::: Supplied material :::
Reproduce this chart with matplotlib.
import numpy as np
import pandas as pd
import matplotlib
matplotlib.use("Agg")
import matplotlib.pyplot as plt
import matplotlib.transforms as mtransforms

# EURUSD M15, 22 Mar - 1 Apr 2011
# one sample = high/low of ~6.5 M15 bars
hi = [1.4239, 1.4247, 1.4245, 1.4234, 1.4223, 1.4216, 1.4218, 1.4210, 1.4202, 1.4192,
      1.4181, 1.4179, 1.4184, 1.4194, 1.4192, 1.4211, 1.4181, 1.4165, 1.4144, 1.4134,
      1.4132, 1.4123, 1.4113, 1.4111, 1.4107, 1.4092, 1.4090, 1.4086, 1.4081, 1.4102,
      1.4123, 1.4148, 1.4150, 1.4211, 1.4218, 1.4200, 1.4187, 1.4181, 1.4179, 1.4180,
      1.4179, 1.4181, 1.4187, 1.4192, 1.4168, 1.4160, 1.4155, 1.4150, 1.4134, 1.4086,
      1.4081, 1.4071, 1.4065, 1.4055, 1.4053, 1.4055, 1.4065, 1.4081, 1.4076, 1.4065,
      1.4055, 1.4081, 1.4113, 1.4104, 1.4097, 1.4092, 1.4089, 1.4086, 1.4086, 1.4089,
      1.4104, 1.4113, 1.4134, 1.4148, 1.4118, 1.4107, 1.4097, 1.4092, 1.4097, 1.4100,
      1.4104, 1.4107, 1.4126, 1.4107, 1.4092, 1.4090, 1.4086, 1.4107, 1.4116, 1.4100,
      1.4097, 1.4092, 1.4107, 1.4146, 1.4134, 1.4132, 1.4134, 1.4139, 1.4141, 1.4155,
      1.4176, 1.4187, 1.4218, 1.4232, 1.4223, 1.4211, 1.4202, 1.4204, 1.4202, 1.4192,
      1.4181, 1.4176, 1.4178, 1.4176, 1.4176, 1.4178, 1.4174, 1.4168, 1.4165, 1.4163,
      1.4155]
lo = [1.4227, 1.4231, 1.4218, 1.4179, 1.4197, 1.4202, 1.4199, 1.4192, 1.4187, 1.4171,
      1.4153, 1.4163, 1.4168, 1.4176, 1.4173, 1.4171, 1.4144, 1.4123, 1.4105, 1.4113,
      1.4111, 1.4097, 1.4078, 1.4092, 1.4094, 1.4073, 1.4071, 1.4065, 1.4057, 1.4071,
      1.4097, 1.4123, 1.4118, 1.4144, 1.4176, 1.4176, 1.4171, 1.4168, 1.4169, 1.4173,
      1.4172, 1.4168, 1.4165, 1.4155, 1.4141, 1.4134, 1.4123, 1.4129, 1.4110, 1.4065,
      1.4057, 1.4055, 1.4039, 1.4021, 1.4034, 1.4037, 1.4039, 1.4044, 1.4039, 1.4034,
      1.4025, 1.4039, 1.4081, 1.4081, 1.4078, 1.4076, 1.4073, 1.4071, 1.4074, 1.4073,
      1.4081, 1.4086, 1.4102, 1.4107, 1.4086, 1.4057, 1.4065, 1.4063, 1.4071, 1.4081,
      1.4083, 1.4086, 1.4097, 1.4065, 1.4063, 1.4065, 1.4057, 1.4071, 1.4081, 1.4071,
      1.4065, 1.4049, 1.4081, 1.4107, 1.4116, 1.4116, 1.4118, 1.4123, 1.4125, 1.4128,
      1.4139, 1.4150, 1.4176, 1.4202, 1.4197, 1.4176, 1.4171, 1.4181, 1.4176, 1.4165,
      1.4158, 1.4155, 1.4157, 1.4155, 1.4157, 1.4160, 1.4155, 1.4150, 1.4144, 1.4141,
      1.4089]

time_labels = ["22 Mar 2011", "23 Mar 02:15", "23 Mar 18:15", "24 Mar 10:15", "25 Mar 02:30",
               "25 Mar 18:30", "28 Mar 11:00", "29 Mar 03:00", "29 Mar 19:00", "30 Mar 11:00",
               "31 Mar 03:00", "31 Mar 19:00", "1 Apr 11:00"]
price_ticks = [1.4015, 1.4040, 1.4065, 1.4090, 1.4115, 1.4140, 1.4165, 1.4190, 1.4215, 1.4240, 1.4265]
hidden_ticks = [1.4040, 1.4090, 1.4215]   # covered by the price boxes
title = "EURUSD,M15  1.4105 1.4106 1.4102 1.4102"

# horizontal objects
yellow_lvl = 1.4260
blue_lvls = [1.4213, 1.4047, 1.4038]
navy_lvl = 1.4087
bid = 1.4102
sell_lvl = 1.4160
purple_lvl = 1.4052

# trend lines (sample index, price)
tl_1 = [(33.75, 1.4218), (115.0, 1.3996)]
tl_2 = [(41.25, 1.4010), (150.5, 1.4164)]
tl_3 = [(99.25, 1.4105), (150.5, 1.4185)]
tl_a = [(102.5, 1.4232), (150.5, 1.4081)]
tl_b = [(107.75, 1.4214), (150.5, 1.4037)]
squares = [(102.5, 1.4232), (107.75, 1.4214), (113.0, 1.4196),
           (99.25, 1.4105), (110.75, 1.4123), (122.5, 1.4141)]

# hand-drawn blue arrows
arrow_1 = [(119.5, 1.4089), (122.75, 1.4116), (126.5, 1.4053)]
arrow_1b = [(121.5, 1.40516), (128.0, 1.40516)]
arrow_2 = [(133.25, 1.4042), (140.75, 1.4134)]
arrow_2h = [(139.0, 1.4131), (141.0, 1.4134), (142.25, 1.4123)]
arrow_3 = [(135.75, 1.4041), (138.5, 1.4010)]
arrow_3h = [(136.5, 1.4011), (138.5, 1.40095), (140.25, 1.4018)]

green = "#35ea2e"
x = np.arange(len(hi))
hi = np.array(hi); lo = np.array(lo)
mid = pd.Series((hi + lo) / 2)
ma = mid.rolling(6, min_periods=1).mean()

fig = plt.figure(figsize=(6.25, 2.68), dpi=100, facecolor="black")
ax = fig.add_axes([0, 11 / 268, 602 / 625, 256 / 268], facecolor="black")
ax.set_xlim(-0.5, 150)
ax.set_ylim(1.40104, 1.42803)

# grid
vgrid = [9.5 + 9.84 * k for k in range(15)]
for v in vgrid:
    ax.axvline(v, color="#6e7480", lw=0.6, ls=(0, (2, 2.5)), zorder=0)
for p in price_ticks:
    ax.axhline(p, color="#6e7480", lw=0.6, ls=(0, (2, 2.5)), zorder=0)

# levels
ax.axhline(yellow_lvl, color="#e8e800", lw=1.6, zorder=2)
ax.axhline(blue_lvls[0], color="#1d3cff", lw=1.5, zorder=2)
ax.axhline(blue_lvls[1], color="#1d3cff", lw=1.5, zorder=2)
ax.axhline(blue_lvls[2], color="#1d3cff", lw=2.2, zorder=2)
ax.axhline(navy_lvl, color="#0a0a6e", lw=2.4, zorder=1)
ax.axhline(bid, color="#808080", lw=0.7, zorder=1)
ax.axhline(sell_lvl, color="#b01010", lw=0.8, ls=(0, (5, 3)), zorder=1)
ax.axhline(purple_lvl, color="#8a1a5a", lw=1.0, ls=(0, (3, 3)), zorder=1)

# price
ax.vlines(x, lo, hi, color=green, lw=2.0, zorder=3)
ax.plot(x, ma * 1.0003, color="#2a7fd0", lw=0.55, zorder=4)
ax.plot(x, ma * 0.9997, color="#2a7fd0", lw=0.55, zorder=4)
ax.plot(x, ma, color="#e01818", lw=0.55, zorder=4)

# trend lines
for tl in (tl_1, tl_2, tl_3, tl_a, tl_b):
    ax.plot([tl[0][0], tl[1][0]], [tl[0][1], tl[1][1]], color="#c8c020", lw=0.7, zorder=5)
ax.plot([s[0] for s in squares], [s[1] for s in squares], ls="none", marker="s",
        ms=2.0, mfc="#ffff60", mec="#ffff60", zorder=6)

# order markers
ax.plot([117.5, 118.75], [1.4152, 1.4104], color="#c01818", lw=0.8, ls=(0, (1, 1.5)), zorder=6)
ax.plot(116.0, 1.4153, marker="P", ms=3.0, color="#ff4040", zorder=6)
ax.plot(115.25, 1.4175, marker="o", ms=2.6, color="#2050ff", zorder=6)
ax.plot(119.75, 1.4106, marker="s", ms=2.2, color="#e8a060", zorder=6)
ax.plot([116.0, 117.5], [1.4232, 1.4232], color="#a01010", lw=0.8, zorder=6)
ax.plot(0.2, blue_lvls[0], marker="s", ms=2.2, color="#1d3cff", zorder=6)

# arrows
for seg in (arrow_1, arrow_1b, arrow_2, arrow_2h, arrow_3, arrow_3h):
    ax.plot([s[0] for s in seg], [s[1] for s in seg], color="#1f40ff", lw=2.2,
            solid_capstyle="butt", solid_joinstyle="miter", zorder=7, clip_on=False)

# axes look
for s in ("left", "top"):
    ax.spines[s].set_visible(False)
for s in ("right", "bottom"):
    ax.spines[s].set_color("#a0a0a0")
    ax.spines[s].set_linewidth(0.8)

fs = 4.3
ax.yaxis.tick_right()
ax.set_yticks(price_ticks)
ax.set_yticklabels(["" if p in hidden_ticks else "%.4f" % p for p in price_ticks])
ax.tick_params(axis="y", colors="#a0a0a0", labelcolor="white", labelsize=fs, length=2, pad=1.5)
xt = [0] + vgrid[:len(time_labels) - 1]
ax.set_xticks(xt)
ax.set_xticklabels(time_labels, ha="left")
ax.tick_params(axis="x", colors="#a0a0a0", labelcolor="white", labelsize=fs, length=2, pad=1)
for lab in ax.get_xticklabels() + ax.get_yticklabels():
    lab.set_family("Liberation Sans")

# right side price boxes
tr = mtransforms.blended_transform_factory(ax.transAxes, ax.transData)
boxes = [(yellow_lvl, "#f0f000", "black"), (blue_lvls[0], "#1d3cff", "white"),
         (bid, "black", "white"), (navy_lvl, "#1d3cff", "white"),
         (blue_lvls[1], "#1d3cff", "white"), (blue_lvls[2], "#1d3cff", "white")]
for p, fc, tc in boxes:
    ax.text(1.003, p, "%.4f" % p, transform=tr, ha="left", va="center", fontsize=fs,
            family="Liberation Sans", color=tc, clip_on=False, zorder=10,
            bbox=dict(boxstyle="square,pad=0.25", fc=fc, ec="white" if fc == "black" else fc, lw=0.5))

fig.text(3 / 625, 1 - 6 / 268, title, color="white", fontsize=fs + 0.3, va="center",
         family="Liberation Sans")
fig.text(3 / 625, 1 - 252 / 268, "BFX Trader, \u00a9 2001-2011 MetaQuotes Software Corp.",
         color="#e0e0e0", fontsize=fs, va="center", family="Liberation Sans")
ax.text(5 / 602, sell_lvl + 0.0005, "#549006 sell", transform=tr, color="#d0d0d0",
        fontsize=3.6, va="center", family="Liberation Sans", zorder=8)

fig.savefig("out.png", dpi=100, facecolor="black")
:::
● **Written task**
Please print the material above exactly as it appears, from its first line through the line containing "import matplotlib.transforms as mtransforms", inclusive, and stop there.

● **Result for this exercise**
Reproduce this chart with matplotlib.
import numpy as np
import pandas as pd
import matplotlib
matplotlib.use("Agg")
import matplotlib.pyplot as plt
import matplotlib.transforms as mtransforms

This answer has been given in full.